January 28 I Friday

Exodus 19-20

Matthew 18:21-35

“The kingdom of heaven is like treasure hidden in a field. When a man found it, he hid it again, and then in his joy went and sold all he had and bought that field.”   

—Matthew 13:44


After four parables on how the world will see the kingdom of heaven, we now turn to the good news of the kingdom of heaven. After speaking to the crowds, Jesus entered a house with His disciples and conveyed these next four parables to them in private. They represent the kingdom of heaven from God’s perspective.

      A common interpretation of the Parable of the Hidden Treasure sees the hidden treasure as being Christ or salvation, and the person who sells everything to obtain the treasure as the penitent sinner who comes to Christ. In light of the whole picture being given by Jesus in the eight parables, this would be a wrong assumption. If we interpret this according to the symbols already used, the man who sells everything to purchase the field is the Son of Man who finds treasure in the world and gives up everything He has in order to purchase it. Rather than being a picture of how the sinner obtains Christ, it is a picture of how Christ obtains the sinner. It is Christ Himself finding treasure in the world, and giving up everything in order to purchase it for His own.

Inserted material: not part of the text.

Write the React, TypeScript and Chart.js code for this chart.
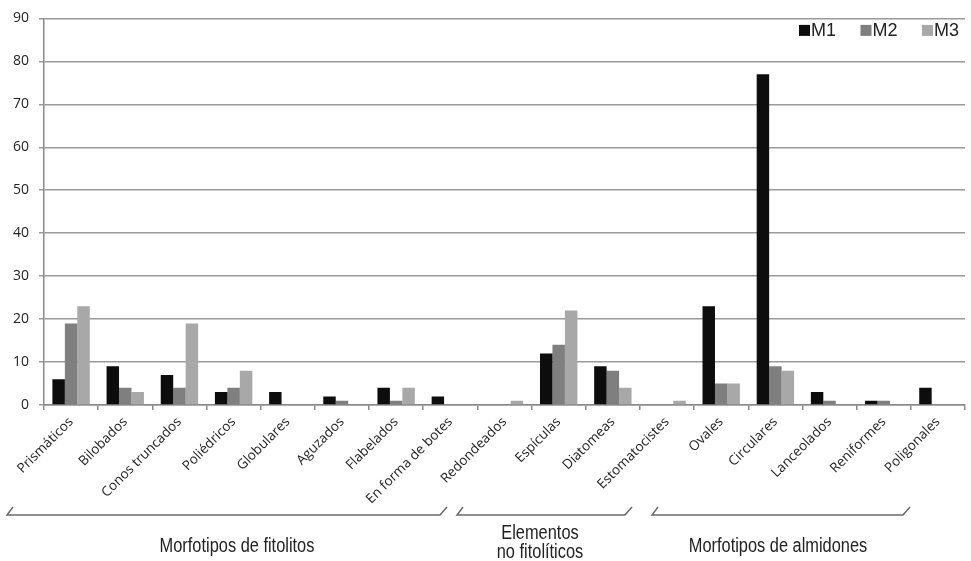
import { useEffect, useRef } from "react";
import { Chart, registerables } from "chart.js";

Chart.register(...registerables);

const categories = [
  "Prismáticos", "Bilobados", "Conos truncados", "Poliédricos", "Globulares",
  "Aguzados", "Flabelados", "En forma de botes", "Redondeados", "Espículas",
  "Diatomeas", "Estomatocistes", "Ovales", "Circulares", "Lanceolados",
  "Reniformes", "Poligonales",
];
const seriesNames = ["M1", "M2", "M3"];
const m1 = [6, 9, 7, 3, 3, 2, 4, 2, 0, 12, 9, 0, 23, 77, 3, 1, 4];
const m2 = [19, 4, 4, 4, 0, 1, 1, 0, 0, 14, 8, 0, 5, 9, 1, 1, 0];
const m3 = [23, 3, 19, 8, 0, 0, 4, 0, 1, 22, 4, 1, 5, 8, 0, 0, 0];
const seriesColors = ["#0d0d0d", "#7f7f7f", "#a8a8a8"];
const yMin = 0;
const yMax = 90;
const yStep = 10;

const groupLabels = [["Morfotipos de fitolitos"], ["Elementos", "no fitolíticos"], ["Morfotipos de almidones"]];
// bracket extents (left, right) and label centre, in page pixels
const groupBrackets = [
  [7, 440, 237],
  [457, 625, 540],
  [652, 903, 778],
];

const annotationPlugin = {
  id: "annotations",
  afterDraw(chart: any) {
    const ctx = chart.ctx;
    const area = chart.chartArea;
    ctx.save();
    // legend
    ctx.font = '18px "Liberation Sans", Arial, sans-serif';
    ctx.textBaseline = "middle";
    const ly = area.top + 12;
    let x = 799;
    seriesNames.forEach((name, i) => {
      ctx.fillStyle = seriesColors[i];
      ctx.fillRect(x, ly - 5.5, 11, 11);
      ctx.fillStyle = "#222";
      ctx.textAlign = "left";
      ctx.fillText(name, x + 12, ly + 1);
      x += 61.5;
    });
    // brackets
    ctx.strokeStyle = "#6a6a6a";
    ctx.lineWidth = 1.5;
    const by = 515;
    groupBrackets.forEach(([x0, x1]) => {
      ctx.beginPath();
      ctx.moveTo(x0 + 6, by - 8);
      ctx.lineTo(x0, by);
      ctx.lineTo(x1, by);
      ctx.lineTo(x1 + 7, by - 8);
      ctx.stroke();
    });
    // group labels (condensed)
    ctx.fillStyle = "#222";
    ctx.textAlign = "center";
    ctx.textBaseline = "alphabetic";
    ctx.font = '19.5px "Liberation Sans", Arial, sans-serif';
    const sx = 0.84;
    groupLabels.forEach((lines, i) => {
      const cx = groupBrackets[i][2];
      ctx.save();
      ctx.translate(cx, 0);
      ctx.scale(sx, 1);
      if (lines.length === 1) {
        ctx.fillText(lines[0], 0, 552);
      } else {
        ctx.fillText(lines[0], 0, 539);
        ctx.fillText(lines[1], 0, 558);
      }
      ctx.restore();
    });
    ctx.restore();
  },
};

export default function App() {
  const ref = useRef<HTMLCanvasElement | null>(null);
  useEffect(() => {
    if (!ref.current) return;
    const chart = new Chart(ref.current, {
      type: "bar",
      data: {
        labels: categories,
        datasets: [m1, m2, m3].map((d, i) => ({
          label: seriesNames[i],
          data: d,
          backgroundColor: seriesColors[i],
          borderWidth: 0,
          barPercentage: 1,
          categoryPercentage: 0.69,
        })),
      },
      options: {
        animation: false,
        responsive: true,
        maintainAspectRatio: false,
        layout: { padding: { top: 18, right: 6, left: 0, bottom: 0 } },
        plugins: { legend: { display: false }, tooltip: { enabled: false } },
        scales: {
          x: {
            grid: { display: true, drawOnChartArea: false, drawTicks: true, tickLength: 5, offset: true, color: "#8a8a8a", lineWidth: 1.5 },
            border: { color: "#8a8a8a", width: 1.5 },
            ticks: {
              autoSkip: false,
              minRotation: 45,
              maxRotation: 45,
              padding: 4,
              color: "#222",
              font: { family: '"Open Sans", sans-serif', size: 13.5 },
            },
            afterFit: (s: any) => { s.height = 156; },
          },
          y: {
            min: yMin,
            max: yMax,
            ticks: { stepSize: yStep, padding: 10, color: "#222", font: { family: '"Open Sans", sans-serif', size: 14 } },
            grid: { color: "#9a9a9a", lineWidth: 1.5, tickLength: 5 },
            border: { color: "#8a8a8a", width: 1.5 },
            afterFit: (s: any) => { s.width = 44; },
          },
        },
      },
      plugins: [annotationPlugin],
    });
    return () => chart.destroy();
  }, []);
  return (
    <div style={{ position: "fixed", left: 0, top: 0, width: 971, height: 561, background: "#fff" }}>
      <canvas ref={ref} />
    </div>
  );
}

      What can be described as God’s treasure in the world? On what has He set His heart to the extent He gives up everything to purchase it? The answer is that God’s treasure is people. The Psalmist asks, “...what is mankind that You are mindful of them, human beings that You care for them?” (Psalm 8:4). Job asks, “What is mankind that You make so much of them, that You give them so much attention?” (Job 7:17).

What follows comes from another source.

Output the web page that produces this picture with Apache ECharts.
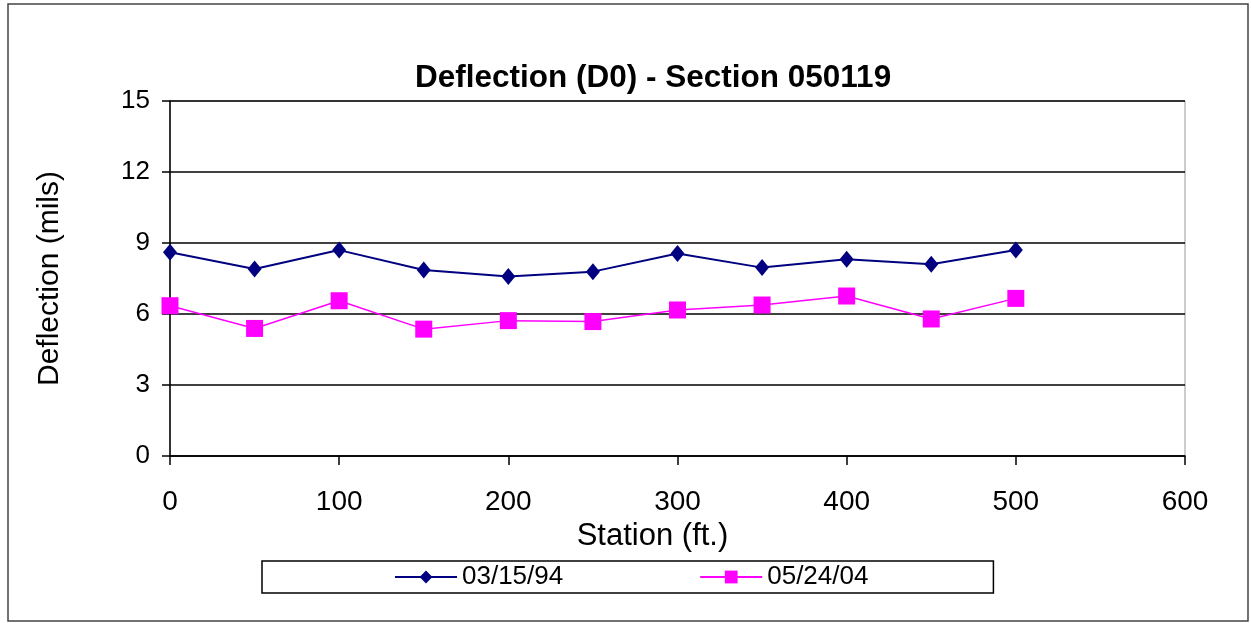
<!DOCTYPE html>
<html>
<head>
<meta charset="utf-8">
<script src="https://cdn.jsdelivr.net/npm/echarts@6/dist/echarts.min.js"></script>
<style>html,body{margin:0;padding:0;background:#fff;}#c{width:1251px;height:623px;}</style>
</head>
<body>
<div id="c"></div>
<script>
const stations = [0, 50, 100, 150, 200, 250, 300, 350, 400, 450, 500];
const d1994 = [8.61, 7.90, 8.70, 7.86, 7.58, 7.79, 8.56, 7.96, 8.31, 8.10, 8.70];
const d2004 = [6.35, 5.39, 6.56, 5.36, 5.72, 5.68, 6.17, 6.38, 6.76, 5.79, 6.66];
const seriesNames = ['03/15/94', '05/24/04'];
const titleText = 'Deflection (D0) - Section 050119';
const xName = 'Station (ft.)';
const yName = 'Deflection (mils)';

const FONT = 'Arial, "Liberation Sans", sans-serif';
const chart = echarts.init(document.getElementById('c'), null, {renderer: 'canvas'});
chart.setOption({
  animation: false,
  backgroundColor: '#fff',
  title: {
    text: titleText, left: 410, top: 57,
    textStyle: {fontFamily: FONT, fontWeight: 'bold', fontSize: 31.5, color: '#000'}
  },
  graphic: [{
    type: 'rect', shape: {x: 8, y: 4, width: 1240, height: 617},
    style: {fill: 'none', stroke: '#444', lineWidth: 1.5}, silent: true
  }],
  grid: {left: 170, right: 66, top: 101, bottom: 167, show: true, borderColor: '#999', borderWidth: 1},
  legend: {
    left: 262, top: 561,
    padding: [3, 125, 3, 132], itemGap: 136, itemWidth: 62, itemHeight: 16,
    borderColor: '#000', borderWidth: 1.5,
    textStyle: {fontFamily: FONT, fontSize: 26, color: '#000'},
    data: seriesNames
  },
  xAxis: {
    type: 'value', min: 0, max: 600, interval: 100,
    name: xName, nameLocation: 'middle', nameGap: 63,
    nameTextStyle: {fontFamily: FONT, fontSize: 31, color: '#000', padding: [0, 50, 0, 0]},
    axisLine: {show: true, lineStyle: {color: '#000', width: 1.5}},
    axisTick: {show: true, length: 9, lineStyle: {color: '#000', width: 1.5}},
    axisLabel: {fontFamily: FONT, fontSize: 28, color: '#000', margin: 32},
    splitLine: {show: false}
  },
  yAxis: {
    type: 'value', min: 0, max: 15, interval: 3,
    name: yName, nameLocation: 'middle', nameGap: 105,
    nameTextStyle: {fontFamily: FONT, fontSize: 30, color: '#000'},
    axisLine: {show: true, lineStyle: {color: '#000', width: 1.5}},
    axisTick: {show: true, length: 8, lineStyle: {color: '#000', width: 1.5}},
    axisLabel: {fontFamily: FONT, fontSize: 26, color: '#000', margin: 20},
    splitLine: {show: true, lineStyle: {color: '#000', width: 1.5}}
  },
  series: [
    {
      name: seriesNames[0], type: 'line',
      data: stations.map((s, i) => [s, d1994[i]]),
      symbol: 'diamond', symbolSize: [14, 17],
      lineStyle: {color: '#000080', width: 2},
      itemStyle: {color: '#000080'}
    },
    {
      name: seriesNames[1], type: 'line',
      data: stations.map((s, i) => [s, d2004[i]]),
      symbol: 'rect', symbolSize: 17,
      lineStyle: {color: '#FF00FF', width: 1.5},
      itemStyle: {color: '#FF00FF'}
    }
  ]
});
</script>
</body>
</html>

      If the treasure is human beings, the parable states, “When a man found it…”, which implies he was looking. Jesus said of Himself, “The Son of Man came to seek and to save the lost” (Luke 19:10). It is a wonderful thing to be described as lost, because it means we are wanted and every human being is of immeasurable value to Christ. To obtain the treasure, He gave all He had to make our salvation possible. Jesus not only died for us, but with His blood, He purchased us outright. To be a Christian is to acknowledge we are not our own. Our salvation may be free, but it is not cheap. It came at a great cost to our Lord Jesus.

      The man in the parable did not begrudge the purchase. On the contrary, “…in his joy went and sold all he had and bought that field.” This fits a description of Christ: “For the joy that was set before Him He endured the cross, scorning its shame” (Hebrews 12:2). It was in joy Christ made the transaction and purchased us for Himself.

Prayer: My Lord Jesus, as sinful as I am, thank You for looking upon me as Your treasure, for purchasing me with Your blood and making me Yours. I am utterly speechless. Thank You, Lord.